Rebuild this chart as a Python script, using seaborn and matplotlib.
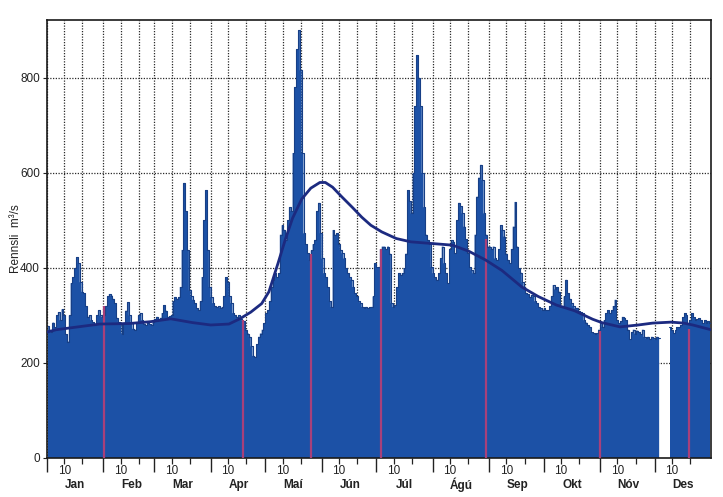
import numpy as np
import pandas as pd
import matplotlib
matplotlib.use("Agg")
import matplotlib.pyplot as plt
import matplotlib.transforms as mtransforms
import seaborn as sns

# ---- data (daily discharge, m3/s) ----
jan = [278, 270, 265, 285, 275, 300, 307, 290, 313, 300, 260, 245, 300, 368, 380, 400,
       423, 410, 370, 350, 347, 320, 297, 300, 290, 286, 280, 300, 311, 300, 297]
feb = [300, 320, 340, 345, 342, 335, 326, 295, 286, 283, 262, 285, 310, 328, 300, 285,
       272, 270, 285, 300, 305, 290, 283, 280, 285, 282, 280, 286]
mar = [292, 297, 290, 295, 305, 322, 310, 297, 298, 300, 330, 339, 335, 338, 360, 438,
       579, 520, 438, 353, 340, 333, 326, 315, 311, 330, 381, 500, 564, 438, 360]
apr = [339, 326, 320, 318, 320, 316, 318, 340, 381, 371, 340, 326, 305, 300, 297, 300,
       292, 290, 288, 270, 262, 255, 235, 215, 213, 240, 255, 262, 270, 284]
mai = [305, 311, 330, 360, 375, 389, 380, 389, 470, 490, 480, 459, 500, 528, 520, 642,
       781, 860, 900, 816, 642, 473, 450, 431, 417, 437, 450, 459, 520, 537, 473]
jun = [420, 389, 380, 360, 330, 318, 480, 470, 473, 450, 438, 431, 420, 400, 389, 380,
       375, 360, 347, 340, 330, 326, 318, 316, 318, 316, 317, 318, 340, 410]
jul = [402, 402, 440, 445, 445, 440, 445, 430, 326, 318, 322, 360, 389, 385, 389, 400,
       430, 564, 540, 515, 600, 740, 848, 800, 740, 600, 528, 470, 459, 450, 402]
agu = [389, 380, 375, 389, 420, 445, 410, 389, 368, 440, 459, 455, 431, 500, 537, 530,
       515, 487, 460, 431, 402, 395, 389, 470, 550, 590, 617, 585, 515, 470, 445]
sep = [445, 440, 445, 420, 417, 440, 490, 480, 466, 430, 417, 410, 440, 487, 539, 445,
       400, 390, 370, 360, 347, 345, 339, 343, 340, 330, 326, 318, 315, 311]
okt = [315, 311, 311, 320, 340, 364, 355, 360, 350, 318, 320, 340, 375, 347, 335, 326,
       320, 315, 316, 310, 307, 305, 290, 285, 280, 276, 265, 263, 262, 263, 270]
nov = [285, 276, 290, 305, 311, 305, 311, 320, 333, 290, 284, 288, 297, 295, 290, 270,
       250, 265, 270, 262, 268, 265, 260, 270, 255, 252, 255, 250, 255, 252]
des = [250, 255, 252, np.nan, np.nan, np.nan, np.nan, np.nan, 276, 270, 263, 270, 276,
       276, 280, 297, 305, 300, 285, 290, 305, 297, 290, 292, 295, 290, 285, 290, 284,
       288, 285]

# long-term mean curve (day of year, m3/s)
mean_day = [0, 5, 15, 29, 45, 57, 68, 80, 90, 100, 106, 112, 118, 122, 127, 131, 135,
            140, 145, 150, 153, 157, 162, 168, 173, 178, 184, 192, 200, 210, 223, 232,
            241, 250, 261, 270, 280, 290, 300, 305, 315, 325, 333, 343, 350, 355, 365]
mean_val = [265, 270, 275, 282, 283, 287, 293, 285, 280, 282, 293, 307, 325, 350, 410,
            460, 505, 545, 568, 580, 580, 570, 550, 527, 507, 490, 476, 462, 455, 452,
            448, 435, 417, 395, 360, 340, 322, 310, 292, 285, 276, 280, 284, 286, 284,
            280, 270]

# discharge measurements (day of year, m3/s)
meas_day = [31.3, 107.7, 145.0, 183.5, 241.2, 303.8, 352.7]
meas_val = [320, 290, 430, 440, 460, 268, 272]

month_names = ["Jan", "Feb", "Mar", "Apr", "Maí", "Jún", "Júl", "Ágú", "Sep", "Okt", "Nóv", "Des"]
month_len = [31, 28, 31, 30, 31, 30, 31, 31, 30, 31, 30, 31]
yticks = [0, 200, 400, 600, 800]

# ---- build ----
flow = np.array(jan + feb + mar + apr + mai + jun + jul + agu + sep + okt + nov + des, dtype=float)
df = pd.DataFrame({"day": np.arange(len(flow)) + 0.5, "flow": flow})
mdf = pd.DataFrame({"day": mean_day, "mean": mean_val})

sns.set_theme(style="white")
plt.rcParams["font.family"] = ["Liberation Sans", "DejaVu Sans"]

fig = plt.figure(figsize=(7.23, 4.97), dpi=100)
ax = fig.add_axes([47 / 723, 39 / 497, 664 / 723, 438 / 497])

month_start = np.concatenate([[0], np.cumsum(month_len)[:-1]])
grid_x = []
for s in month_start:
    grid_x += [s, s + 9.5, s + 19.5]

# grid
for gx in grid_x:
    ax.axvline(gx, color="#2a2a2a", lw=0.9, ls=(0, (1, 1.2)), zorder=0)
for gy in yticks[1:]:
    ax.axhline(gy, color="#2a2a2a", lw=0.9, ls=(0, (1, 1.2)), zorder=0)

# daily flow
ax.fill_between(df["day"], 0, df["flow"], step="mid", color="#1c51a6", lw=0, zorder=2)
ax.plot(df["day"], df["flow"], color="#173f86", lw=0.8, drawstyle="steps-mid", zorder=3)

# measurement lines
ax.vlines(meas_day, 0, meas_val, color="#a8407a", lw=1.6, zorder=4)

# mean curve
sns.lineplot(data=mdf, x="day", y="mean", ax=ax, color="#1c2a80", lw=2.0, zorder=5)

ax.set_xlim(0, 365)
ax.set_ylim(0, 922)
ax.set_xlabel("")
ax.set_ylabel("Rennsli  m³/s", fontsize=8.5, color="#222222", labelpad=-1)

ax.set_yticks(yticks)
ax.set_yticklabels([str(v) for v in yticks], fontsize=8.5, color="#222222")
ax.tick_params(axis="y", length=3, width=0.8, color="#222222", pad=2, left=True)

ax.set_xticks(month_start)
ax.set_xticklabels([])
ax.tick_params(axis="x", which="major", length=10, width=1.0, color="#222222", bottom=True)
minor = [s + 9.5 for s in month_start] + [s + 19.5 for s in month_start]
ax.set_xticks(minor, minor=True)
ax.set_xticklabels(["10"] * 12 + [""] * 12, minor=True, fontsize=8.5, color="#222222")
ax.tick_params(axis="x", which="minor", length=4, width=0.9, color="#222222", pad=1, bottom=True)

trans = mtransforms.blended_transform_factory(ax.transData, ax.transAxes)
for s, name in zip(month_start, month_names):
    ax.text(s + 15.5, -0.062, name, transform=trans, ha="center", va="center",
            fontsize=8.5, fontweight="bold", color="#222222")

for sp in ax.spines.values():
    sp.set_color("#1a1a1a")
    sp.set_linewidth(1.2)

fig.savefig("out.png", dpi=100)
━━━━
**Exercise task**: Omit any images, then output the listing exactly.

**Solution to the exercise**:
Rebuild this chart as a Python script, using seaborn and matplotlib.
import numpy as np
import pandas as pd
import matplotlib
matplotlib.use("Agg")
import matplotlib.pyplot as plt
import matplotlib.transforms as mtransforms
import seaborn as sns

# ---- data (daily discharge, m3/s) ----
jan = [278, 270, 265, 285, 275, 300, 307, 290, 313, 300, 260, 245, 300, 368, 380, 400,
       423, 410, 370, 350, 347, 320, 297, 300, 290, 286, 280, 300, 311, 300, 297]
feb = [300, 320, 340, 345, 342, 335, 326, 295, 286, 283, 262, 285, 310, 328, 300, 285,
       272, 270, 285, 300, 305, 290, 283, 280, 285, 282, 280, 286]
mar = [292, 297, 290, 295, 305, 322, 310, 297, 298, 300, 330, 339, 335, 338, 360, 438,
       579, 520, 438, 353, 340, 333, 326, 315, 311, 330, 381, 500, 564, 438, 360]
apr = [339, 326, 320, 318, 320, 316, 318, 340, 381, 371, 340, 326, 305, 300, 297, 300,
       292, 290, 288, 270, 262, 255, 235, 215, 213, 240, 255, 262, 270, 284]
mai = [305, 311, 330, 360, 375, 389, 380, 389, 470, 490, 480, 459, 500, 528, 520, 642,
       781, 860, 900, 816, 642, 473, 450, 431, 417, 437, 450, 459, 520, 537, 473]
jun = [420, 389, 380, 360, 330, 318, 480, 470, 473, 450, 438, 431, 420, 400, 389, 380,
       375, 360, 347, 340, 330, 326, 318, 316, 318, 316, 317, 318, 340, 410]
jul = [402, 402, 440, 445, 445, 440, 445, 430, 326, 318, 322, 360, 389, 385, 389, 400,
       430, 564, 540, 515, 600, 740, 848, 800, 740, 600, 528, 470, 459, 450, 402]
agu = [389, 380, 375, 389, 420, 445, 410, 389, 368, 440, 459, 455, 431, 500, 537, 530,
       515, 487, 460, 431, 402, 395, 389, 470, 550, 590, 617, 585, 515, 470, 445]
sep = [445, 440, 445, 420, 417, 440, 490, 480, 466, 430, 417, 410, 440, 487, 539, 445,
       400, 390, 370, 360, 347, 345, 339, 343, 340, 330, 326, 318, 315, 311]
okt = [315, 311, 311, 320, 340, 364, 355, 360, 350, 318, 320, 340, 375, 347, 335, 326,
       320, 315, 316, 310, 307, 305, 290, 285, 280, 276, 265, 263, 262, 263, 270]
nov = [285, 276, 290, 305, 311, 305, 311, 320, 333, 290, 284, 288, 297, 295, 290, 270,
       250, 265, 270, 262, 268, 265, 260, 270, 255, 252, 255, 250, 255, 252]
des = [250, 255, 252, np.nan, np.nan, np.nan, np.nan, np.nan, 276, 270, 263, 270, 276,
       276, 280, 297, 305, 300, 285, 290, 305, 297, 290, 292, 295, 290, 285, 290, 284,
       288, 285]

# long-term mean curve (day of year, m3/s)
mean_day = [0, 5, 15, 29, 45, 57, 68, 80, 90, 100, 106, 112, 118, 122, 127, 131, 135,
            140, 145, 150, 153, 157, 162, 168, 173, 178, 184, 192, 200, 210, 223, 232,
            241, 250, 261, 270, 280, 290, 300, 305, 315, 325, 333, 343, 350, 355, 365]
mean_val = [265, 270, 275, 282, 283, 287, 293, 285, 280, 282, 293, 307, 325, 350, 410,
            460, 505, 545, 568, 580, 580, 570, 550, 527, 507, 490, 476, 462, 455, 452,
            448, 435, 417, 395, 360, 340, 322, 310, 292, 285, 276, 280, 284, 286, 284,
            280, 270]

# discharge measurements (day of year, m3/s)
meas_day = [31.3, 107.7, 145.0, 183.5, 241.2, 303.8, 352.7]
meas_val = [320, 290, 430, 440, 460, 268, 272]

month_names = ["Jan", "Feb", "Mar", "Apr", "Maí", "Jún", "Júl", "Ágú", "Sep", "Okt", "Nóv", "Des"]
month_len = [31, 28, 31, 30, 31, 30, 31, 31, 30, 31, 30, 31]
yticks = [0, 200, 400, 600, 800]

# ---- build ----
flow = np.array(jan + feb + mar + apr + mai + jun + jul + agu + sep + okt + nov + des, dtype=float)
df = pd.DataFrame({"day": np.arange(len(flow)) + 0.5, "flow": flow})
mdf = pd.DataFrame({"day": mean_day, "mean": mean_val})

sns.set_theme(style="white")
plt.rcParams["font.family"] = ["Liberation Sans", "DejaVu Sans"]

fig = plt.figure(figsize=(7.23, 4.97), dpi=100)
ax = fig.add_axes([47 / 723, 39 / 497, 664 / 723, 438 / 497])

month_start = np.concatenate([[0], np.cumsum(month_len)[:-1]])
grid_x = []
for s in month_start:
    grid_x += [s, s + 9.5, s + 19.5]

# grid
for gx in grid_x:
    ax.axvline(gx, color="#2a2a2a", lw=0.9, ls=(0, (1, 1.2)), zorder=0)
for gy in yticks[1:]:
    ax.axhline(gy, color="#2a2a2a", lw=0.9, ls=(0, (1, 1.2)), zorder=0)

# daily flow
ax.fill_between(df["day"], 0, df["flow"], step="mid", color="#1c51a6", lw=0, zorder=2)
ax.plot(df["day"], df["flow"], color="#173f86", lw=0.8, drawstyle="steps-mid", zorder=3)

# measurement lines
ax.vlines(meas_day, 0, meas_val, color="#a8407a", lw=1.6, zorder=4)

# mean curve
sns.lineplot(data=mdf, x="day", y="mean", ax=ax, color="#1c2a80", lw=2.0, zorder=5)

ax.set_xlim(0, 365)
ax.set_ylim(0, 922)
ax.set_xlabel("")
ax.set_ylabel("Rennsli  m³/s", fontsize=8.5, color="#222222", labelpad=-1)

ax.set_yticks(yticks)
ax.set_yticklabels([str(v) for v in yticks], fontsize=8.5, color="#222222")
ax.tick_params(axis="y", length=3, width=0.8, color="#222222", pad=2, left=True)

ax.set_xticks(month_start)
ax.set_xticklabels([])
ax.tick_params(axis="x", which="major", length=10, width=1.0, color="#222222", bottom=True)
minor = [s + 9.5 for s in month_start] + [s + 19.5 for s in month_start]
ax.set_xticks(minor, minor=True)
ax.set_xticklabels(["10"] * 12 + [""] * 12, minor=True, fontsize=8.5, color="#222222")
ax.tick_params(axis="x", which="minor", length=4, width=0.9, color="#222222", pad=1, bottom=True)

trans = mtransforms.blended_transform_factory(ax.transData, ax.transAxes)
for s, name in zip(month_start, month_names):
    ax.text(s + 15.5, -0.062, name, transform=trans, ha="center", va="center",
            fontsize=8.5, fontweight="bold", color="#222222")

for sp in ax.spines.values():
    sp.set_color("#1a1a1a")
    sp.set_linewidth(1.2)

fig.savefig("out.png", dpi=100)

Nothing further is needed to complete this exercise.